Darfur: 189 Police Advisers Arrive To Support Joint UN-African Union Mission

New York, Oct 3 2008 3:10PMA total of 189 police advisers from 12 countries, including 17 female officers, have arrived in Darfur to join the African Union-United Nations Hybrid Operation (UNAMID), which is trying to quell the deadly fighting and humanitarian suffering that have raged since 2003 in the western Sudanese region.

The latest arrivals – from Malaysia, Malawi, Jordan, Yemen, Pakistan, Uganda, Nepal, Bangladesh, Turkey, Senegal, El Salvador and South Africa – bring the total number of UNAMID Police Advisers to 1,877, out of a mandated strength of 3,772.

The mission’s Police Advisers are involved in training Community Policing Volunteers in camps for internally displaced persons (IDPs) and capacity-building for the Government of Sudan Police and other parties to the Darfur conflict, to enable them to operate according to internationally accepted standards of policing.

They are also involved in monitoring investigations into gender-based violence cases, confidence-building patrols in IDP camps and supporting the delivery of humanitarian assistance to IDPs in Darfur.

UNAMID, which is slated to become the world body’s largest peacekeeping operation with some 26,000 personnel at full strength, currently has some 10,000 troops and police officers on the ground and still lacks essential equipment, including helicopters.
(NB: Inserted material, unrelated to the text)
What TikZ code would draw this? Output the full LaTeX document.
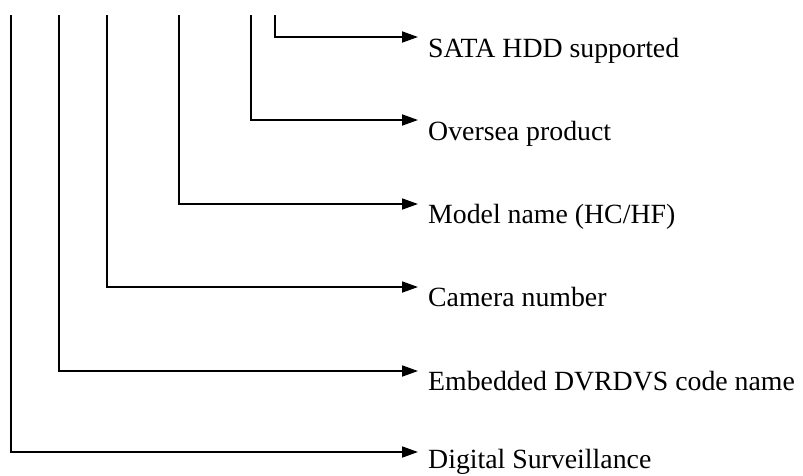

An additional 3,000 personnel – mostly from Ethiopia and Egypt – are expected to be joining UNAMID in the next two months, bringing the total number of troops by the end of November to about 13,000.

The five-year long conflict in Darfur between rebels, the Government and allied Janjaweed militiamen has claimed the lives of about 300,000 people and displaced more than 2.7 million.